Sally Morrow of Religion News Service posts photos of "the winners of the 2014 International Awards Program for Religious Art & Architecture, given out by Faith & Form, the interfaith journal on religion, art and architecture." ...
... Nice enough, but give me a good old-fashioned gothic (or neo-gothic) church any day. I attended a carol singing at St. Peter & Paul's Chapel in Concord, New Hampshire, a week or so before Christmas, and it was magical. At left is a shot of the interior.
David Segal of the New York Times: When United Airlines lost a monk's ticket, his fellow monk was outraged, & the order used their Website as a vehicle to get United to make things right with God. ...

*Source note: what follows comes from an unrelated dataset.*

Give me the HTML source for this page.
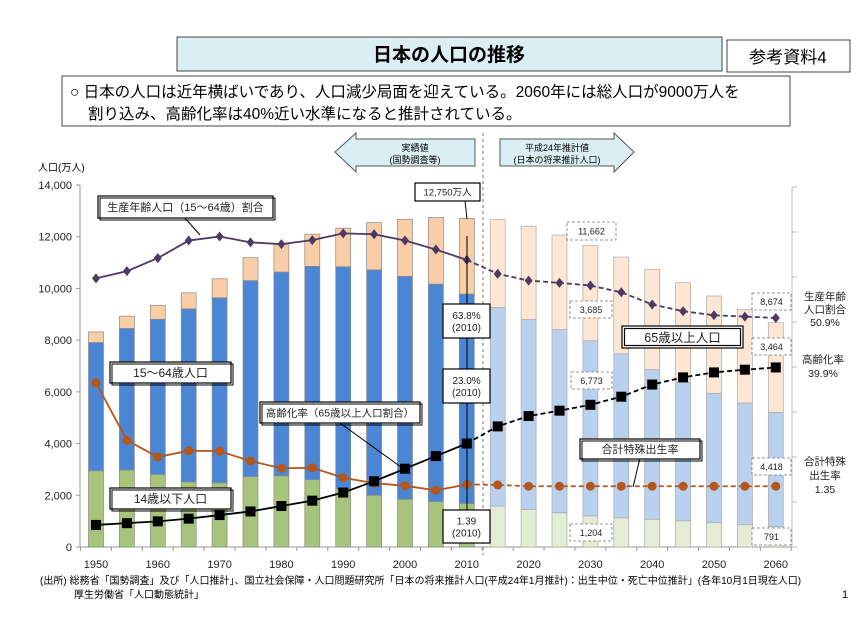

... Maybe they should have posted a Gregorian chant. Here's one of my favorite Web videos:
... Singer/songwriter/performer Dave Carroll eventually also effected a happy ending, thanks to the video & subsequent publicity. United, not so much. ...
... Presidential Race
Robert Costa & Katie Zezima of the Washington Post: "Mike Huckabee is leaving Fox News to decide whether he wants to run for president. The Republican former governor of Arkansas said that Saturday night's episode of 'Huckabee' is the last.... An early test for Huckabee's 2016 ambitions will begin later this month when he goes on a national tour to tout his new book, 'God, Guns, Grits and Gravy'...."
News Ledes
Boo-Yah! ESPN: "Stuart Scott, a longtime anchor at ESPN, died Sunday morning at the age of 49."

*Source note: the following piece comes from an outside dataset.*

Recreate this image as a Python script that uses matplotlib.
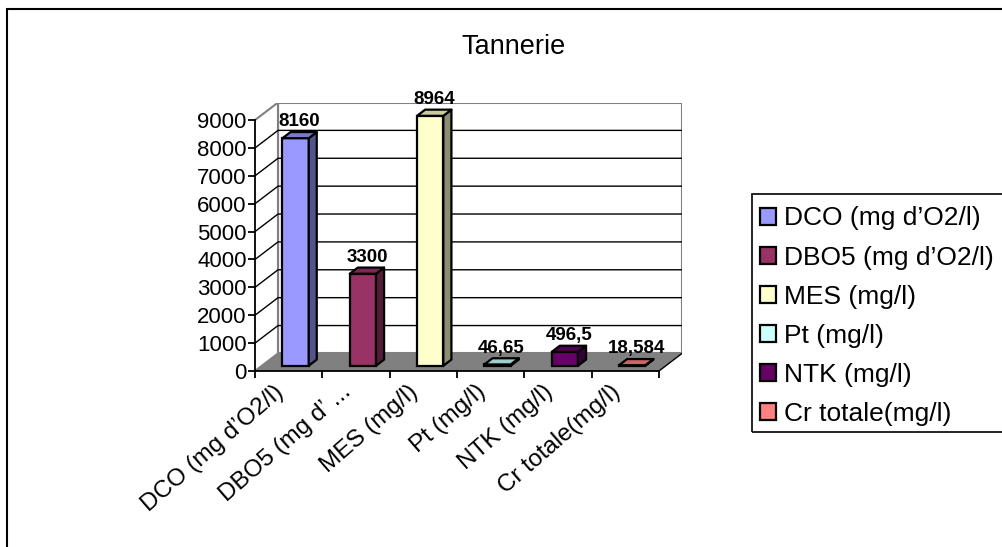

AP: "Thousands of uniformed police officers from across the U.S. are expected to attend the funeral Sunday of the second New York Police Department officer fatally shot with his partner in their patrol car two weeks ago. Buddhist monks will lead a Chinese ceremony for Officer Wenjian Liu, followed by a traditional police ceremony with eulogies led by a chaplain. The funeral follows a somber wake the day before as mourners lined up for blocks on a cold, rainy day to pay their respects."

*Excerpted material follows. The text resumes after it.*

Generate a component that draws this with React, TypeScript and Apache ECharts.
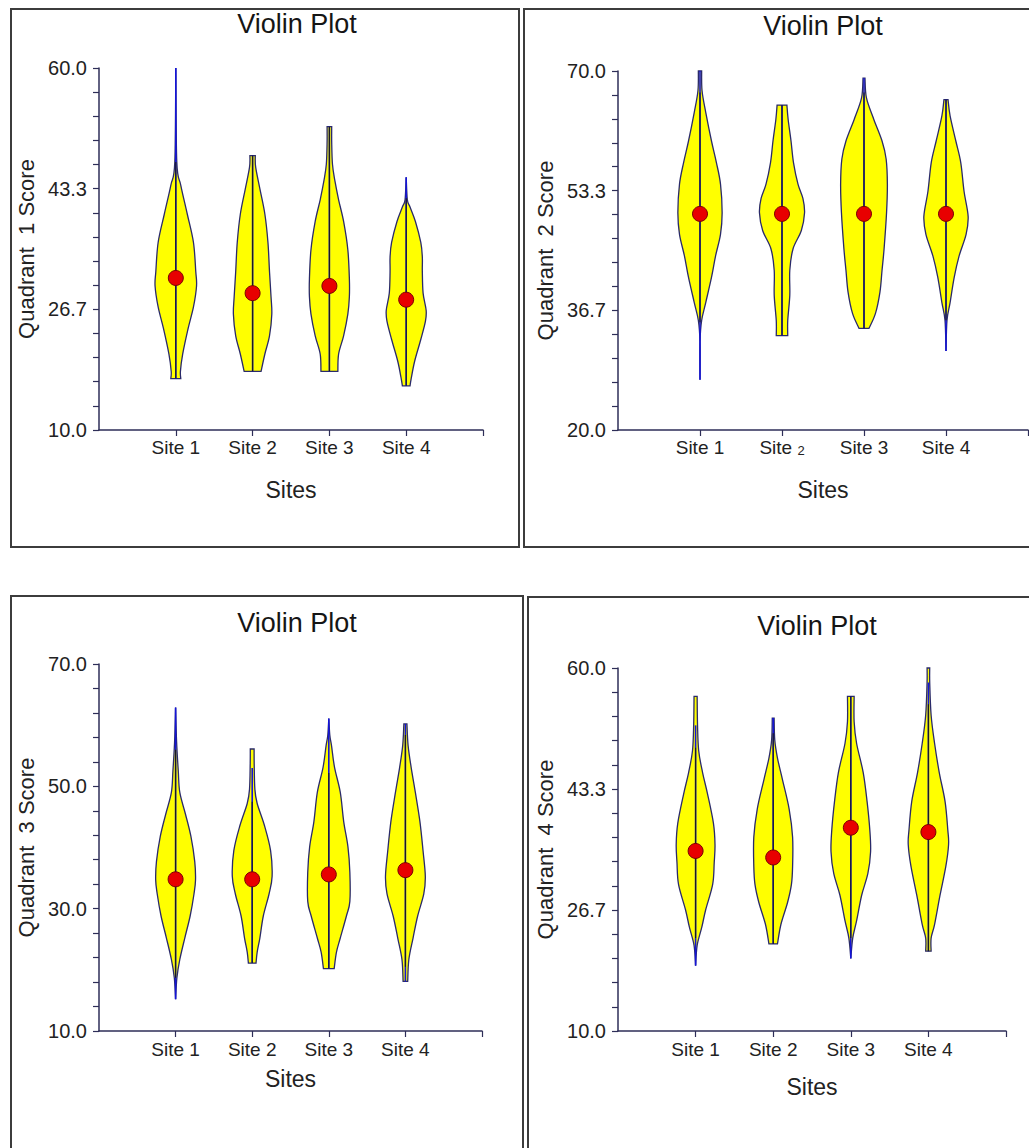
import React, { useEffect, useRef } from "react";
import * as echarts from "echarts";

// ---------- DATA ----------
const siteNames = ["Site 1", "Site 2", "Site 3", "Site 4"];
const chartTitle = "Violin Plot";
const xName = "Sites";
const yNames = ["Quadrant  1 Score", "Quadrant  2 Score", "Quadrant  3 Score", "Quadrant  4 Score"];

// axis ranges [min, max]
const q1Range = [10, 60];
const q2Range = [20, 70];
const q3Range = [10, 70];
const q4Range = [10, 60];

// density profiles: [score, half-width in site units]
const q1Profiles = [
  [[60, 0], [47, 0.013], [43.8, 0.065], [39.8, 0.15], [35.9, 0.23], [31.9, 0.26], [29.9, 0.27], [27, 0.23], [24, 0.16], [20.5, 0.09], [18.1, 0.06], [17.1, 0.065]],
  [[47.9, 0.035], [46.3, 0.04], [43.3, 0.095], [39.8, 0.16], [35.9, 0.2], [31.9, 0.22], [28.4, 0.24], [26, 0.25], [23, 0.22], [20.5, 0.16], [18.1, 0.11]],
  [[51.9, 0.03], [49.7, 0.03], [46.7, 0.04], [44.5, 0.07], [41.8, 0.12], [38.8, 0.185], [34.9, 0.24], [30.9, 0.26], [28.4, 0.26], [26, 0.24], [23, 0.185], [20.5, 0.12], [18.1, 0.11]],
  [[44.9, 0], [41.8, 0.015], [40.8, 0.05], [38.8, 0.12], [35.9, 0.19], [33.9, 0.21], [31.9, 0.21], [28.9, 0.22], [26.5, 0.26], [25, 0.25], [22.5, 0.19], [19.5, 0.11], [17.1, 0.065], [16.1, 0.05]],
];
const q2Profiles = [
  [[70, 0.02], [67.25, 0.025], [64.25, 0.07], [60.25, 0.14], [57.25, 0.2], [54.25, 0.25], [50.25, 0.27], [47.25, 0.25], [44.25, 0.19], [41.25, 0.14], [37.75, 0.07], [35.25, 0.02], [32.25, 0], [27, 0]],
  [[65.25, 0.06], [63.25, 0.075], [60.25, 0.11], [57.25, 0.14], [54.25, 0.195], [52.25, 0.255], [50.25, 0.275], [47.75, 0.235], [45.25, 0.135], [42.25, 0.095], [38.75, 0.095], [35.25, 0.07], [33.15, 0.07]],
  [[69, 0.012], [66.25, 0.03], [63.25, 0.12], [60.25, 0.22], [57.75, 0.27], [54.25, 0.285], [50.25, 0.275], [45.25, 0.245], [42.25, 0.22], [39.25, 0.195], [36.25, 0.14], [34.15, 0.06]],
  [[66, 0.025], [63.75, 0.05], [60.25, 0.12], [57.25, 0.18], [53.25, 0.22], [49.75, 0.27], [47.25, 0.245], [44.25, 0.16], [41.25, 0.1], [37.75, 0.05], [35.25, 0.012], [31, 0]],
];
const q3Profiles = [
  [[62.9, 0], [57.3, 0.013], [52.5, 0.035], [49, 0.055], [45.4, 0.13], [41.8, 0.2], [37.7, 0.25], [34.7, 0.26], [32.4, 0.24], [28.8, 0.19], [25.2, 0.12], [21.7, 0.055], [18.7, 0.017], [15.2, 0]],
  [[56.1, 0.025], [53.7, 0.026], [49.5, 0.035], [47.2, 0.065], [43.6, 0.16], [39.5, 0.24], [35.3, 0.26], [32.4, 0.22], [28.8, 0.145], [25.2, 0.1], [22.9, 0.065], [21.1, 0.05]],
  [[61.1, 0], [58.4, 0.013], [56.7, 0.035], [53.1, 0.075], [49, 0.15], [44.2, 0.195], [40.1, 0.25], [35.9, 0.275], [31.2, 0.275], [28.8, 0.23], [25.2, 0.15], [22.9, 0.1], [20.2, 0.07]],
  [[60.2, 0.02], [56.7, 0.035], [53.1, 0.075], [49, 0.13], [44.2, 0.19], [39.5, 0.23], [35.3, 0.26], [32.4, 0.24], [28.8, 0.16], [25.2, 0.1], [21.7, 0.045], [18.1, 0.03]],
];
const q4Profiles = [
  [[56.1, 0.02], [52.1, 0.025], [48.6, 0.04], [45.6, 0.09], [42.6, 0.155], [38.6, 0.23], [35.7, 0.25], [33.2, 0.24], [30.2, 0.22], [26.7, 0.13], [24.3, 0.08], [21.8, 0.02], [19, 0]],
  [[53.1, 0.012], [50.1, 0.02], [47.6, 0.055], [44.6, 0.12], [40.6, 0.205], [36.7, 0.25], [32.7, 0.25], [30.2, 0.235], [27.7, 0.185], [24.7, 0.1], [22, 0.055]],
  [[56.1, 0.043], [52.6, 0.043], [49.6, 0.075], [45.6, 0.16], [41.6, 0.21], [37.7, 0.245], [34.7, 0.255], [31.7, 0.22], [28.7, 0.14], [25.2, 0.075], [22.8, 0.025], [20, 0]],
  [[60, 0.017], [58, 0.017], [53.5, 0.035], [49.6, 0.08], [45.6, 0.14], [41.6, 0.215], [37.7, 0.25], [35.7, 0.26], [32.7, 0.225], [28.7, 0.15], [24.7, 0.08], [22.8, 0.035], [21, 0.035]],
];

// black centre line [low, high]
const q1Inner = [[17.1, 47], [18.1, 47.9], [18.1, 51.9], [16.1, 42]];
const q2Inner = [[35, 67], [33.15, 65.25], [34.15, 67], [35.3, 66]];
const q3Inner = [[18.7, 56], [21.1, 47.5], [20.2, 52.2], [20.5, 58.4]];
const q4Inner = [[22.8, 49], [22, 51], [22.8, 56.1], [21, 55]];

// blue data range [min, max]
const q1Outer = [[17.1, 60], [18.1, 47.9], [18.1, 51.9], [16.1, 44.9]];
const q2Outer = [[27, 70], [33.15, 65.25], [34.15, 69], [31, 66]];
const q3Outer = [[15.2, 62.9], [21.1, 53], [20.2, 61.1], [18.1, 60.2]];
const q4Outer = [[19, 52.1], [22, 53.1], [20, 56.1], [21, 58]];

// medians (red dots)
const q1Medians = [31.0, 28.9, 29.9, 28.0];
const q2Medians = [50.1, 50.1, 50.1, 50.1];
const q3Medians = [34.8, 34.8, 35.6, 36.3];
const q4Medians = [34.8, 33.9, 38.0, 37.4];

// ---------- LAYOUT / STYLE ----------
const FONT = '"Liberation Sans", Arial, sans-serif';
const AXIS_COLOR = "#2e2e58";
const TEXT_COLOR = "#222222";

const panels = [
  { grid: { left: 99, top: 68, width: 384, height: 362 }, range: q1Range, profiles: q1Profiles, inner: q1Inner, outer: q1Outer, medians: q1Medians, xNameGap: 48, labelMargin: 8, rich2: false },
  { grid: { left: 618, top: 71, width: 410, height: 359 }, range: q2Range, profiles: q2Profiles, inner: q2Inner, outer: q2Outer, medians: q2Medians, xNameGap: 48, labelMargin: 8, rich2: true },
  { grid: { left: 99, top: 664, width: 383, height: 367 }, range: q3Range, profiles: q3Profiles, inner: q3Inner, outer: q3Outer, medians: q3Medians, xNameGap: 36, labelMargin: 9, rich2: false },
  { grid: { left: 618, top: 668, width: 388, height: 363 }, range: q4Range, profiles: q4Profiles, inner: q4Inner, outer: q4Outer, medians: q4Medians, xNameGap: 44, labelMargin: 9, rich2: false },
];

const titlePos = [[297, 24], [823, 26], [297, 623], [817, 626]];
const borders = [
  [11, 9, 508, 538],
  [524, 9, 520, 538],
  [11, 596, 512, 570],
  [528, 597, 520, 570],
];

// violin outline: smooth sides, straight flat ends
function smoothSide(ctx: any, pts: number[][], first: boolean) {
  const n = pts.length;
  if (!n) return;
  if (first) ctx.moveTo(pts[0][0], pts[0][1]);
  else ctx.lineTo(pts[0][0], pts[0][1]);
  for (let i = 0; i < n - 1; i++) {
    const p0 = pts[Math.max(0, i - 1)];
    const p1 = pts[i];
    const p2 = pts[i + 1];
    const p3 = pts[Math.min(n - 1, i + 2)];
    const c1x = p1[0] + (p2[0] - p0[0]) / 6;
    const c1y = p1[1] + (p2[1] - p0[1]) / 6;
    const c2x = p2[0] - (p3[0] - p1[0]) / 6;
    const c2y = p2[1] - (p3[1] - p1[1]) / 6;
    ctx.bezierCurveTo(c1x, c1y, c2x, c2y, p2[0], p2[1]);
  }
}

echarts.graphic.registerShape(
  "violinShape",
  (echarts.graphic as any).extendShape({
    shape: { left: [], right: [] },
    buildPath(ctx: any, shape: any) {
      smoothSide(ctx, shape.left, true);
      smoothSide(ctx, shape.right, false);
      ctx.closePath();
    },
  })
);

function ticksFor(range: number[], splits: number) {
  const out: number[] = [];
  for (let k = 0; k <= splits; k++) out.push(range[0] + (k * (range[1] - range[0])) / splits);
  return out;
}

function buildOption() {
  const grids: any[] = [];
  const xAxes: any[] = [];
  const yAxes: any[] = [];
  const series: any[] = [];

  panels.forEach((p, gi) => {
    grids.push({ ...p.grid, containLabel: false });
    xAxes.push({
      type: "value",
      gridIndex: gi,
      min: 0,
      max: 5,
      splitLine: { show: false },
      axisLine: { show: true, onZero: false, lineStyle: { color: AXIS_COLOR, width: 1.5 } },
      axisTick: { show: true, inside: false, length: 6, customValues: [1, 2, 3, 4, 5], lineStyle: { color: AXIS_COLOR, width: 1.2 } },
      axisLabel: {
        show: true,
        customValues: [1, 2, 3, 4],
        margin: p.labelMargin,
        fontSize: 19,
        fontFamily: FONT,
        color: TEXT_COLOR,
        formatter: (v: number) => {
          const name = siteNames[Math.round(v) - 1] || "";
          if (p.rich2 && Math.round(v) === 2) return "Site {s|2}";
          return name;
        },
        rich: { s: { fontSize: 13, fontFamily: FONT, color: TEXT_COLOR, verticalAlign: "bottom", padding: [6, 0, 0, 0] } },
      },
      name: xName,
      nameLocation: "middle",
      nameGap: p.xNameGap,
      nameTextStyle: { fontSize: 23, fontFamily: FONT, color: TEXT_COLOR },
    });
    const majors = ticksFor(p.range, 3);
    const minors = ticksFor(p.range, 15);
    yAxes.push({
      type: "value",
      gridIndex: gi,
      min: p.range[0],
      max: p.range[1],
      splitLine: { show: false },
      axisLine: { show: true, lineStyle: { color: AXIS_COLOR, width: 1.5 } },
      axisTick: { show: true, inside: false, length: 6, customValues: minors, lineStyle: { color: AXIS_COLOR, width: 1.2 } },
      axisLabel: {
        show: true,
        customValues: majors,
        margin: 12,
        fontSize: 20,
        fontFamily: FONT,
        color: TEXT_COLOR,
        formatter: (v: number) => v.toFixed(1),
      },
      name: yNames[gi],
      nameLocation: "middle",
      nameGap: 62,
      nameTextStyle: { fontSize: 22, fontFamily: FONT, color: TEXT_COLOR },
    });

    series.push({
      type: "custom",
      xAxisIndex: gi,
      yAxisIndex: gi,
      z: 2,
      data: p.medians.map((m, i) => [i + 1, m]),
      renderItem: (params: any, api: any) => {
        const i = params.dataIndex;
        const cx = i + 1;
        const prof = p.profiles[i].slice().sort((a, b) => a[0] - b[0]);
        const left = prof.map(([v, w]) => api.coord([cx - w, v]));
        const right = prof
          .slice()
          .reverse()
          .map(([v, w]) => api.coord([cx + w, v]));
        const [bl, bh] = p.outer[i];
        const [kl, kh] = p.inner[i];
        const b0 = api.coord([cx, bl]);
        const b1 = api.coord([cx, bh]);
        const k0 = api.coord([cx, kl]);
        const k1 = api.coord([cx, kh]);
        return {
          type: "group",
          children: [
            {
              type: "violinShape",
              shape: { left, right },
              style: { fill: "#ffff00", stroke: "#2a2a6a", lineWidth: 1.3 },
            },
            {
              type: "line",
              shape: { x1: b0[0], y1: b0[1], x2: b1[0], y2: b1[1] },
              style: { stroke: "#1414d8", lineWidth: 1.6 },
            },
            {
              type: "line",
              shape: { x1: k0[0], y1: k0[1], x2: k1[0], y2: k1[1] },
              style: { stroke: "#1a1a1a", lineWidth: 1.1 },
            },
          ],
        };
      },
    });
    series.push({
      type: "scatter",
      xAxisIndex: gi,
      yAxisIndex: gi,
      z: 3,
      symbol: "circle",
      symbolSize: 15,
      data: p.medians.map((m, i) => [i + 1, m]),
      itemStyle: { color: "#e80000", borderColor: "#7a0000", borderWidth: 1, opacity: 1 },
    });
  });

  const graphic: any[] = [];
  borders.forEach(([x, y, w, h]) => {
    graphic.push({
      type: "rect",
      shape: { x, y, width: w, height: h },
      style: { fill: "transparent", stroke: "#3c3c3c", lineWidth: 2 },
      z: 0,
    });
  });
  titlePos.forEach(([x, y]) => {
    graphic.push({
      type: "text",
      x,
      y,
      style: {
        text: chartTitle,
        font: `27px ${FONT}`,
        fill: "#151515",
        textAlign: "center",
        textVerticalAlign: "middle",
        align: "center",
        verticalAlign: "middle",
      },
      z: 5,
    });
  });

  return {
    animation: false,
    backgroundColor: "#ffffff",
    textStyle: { fontFamily: FONT },
    grid: grids,
    xAxis: xAxes,
    yAxis: yAxes,
    series,
    graphic,
  };
}

export default function App() {
  const ref = useRef<HTMLDivElement>(null);
  useEffect(() => {
    document.body.style.margin = "0";
    if (!ref.current) return;
    const chart = echarts.init(ref.current, undefined, { renderer: "svg" });
    chart.setOption(buildOption() as any);
    return () => chart.dispose();
  }, []);
  return <div ref={ref} style={{ position: "absolute", left: 0, top: 0, width: 1029, height: 1148, background: "#fff" }} />;
}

AFP: "Weather was the 'triggering factor' in the crash of AirAsia Flight 8501 with icing likely causing engine damage, Indonesian officials said, as rough seas Sunday hampered the search for bodies and the sunken wreckage."
Guardian: "North Korea has furiously denounced the United States for imposing sanctions in retaliation for the Pyongyang regime's alleged cyber-attack on Sony Pictures. North Korea's foreign ministry reiterated that it did not have any role in the breach of tens of thousands of confidential Sony emails and business files and accused the US of 'groundlessly' stirring up hostility towards Pyongyang. He said the new sanctions would not weaken the country's 1.2 million-strong military."
AP: "Maine's former top drug prosecutor who fled to New Mexico after he was convicted of child pornography charges is appealing his nearly 16-year prison sentence." CW: Apparently the former prosecutor, James Cameron, like so many Americans, was unaware that New Mexico is one of the United States.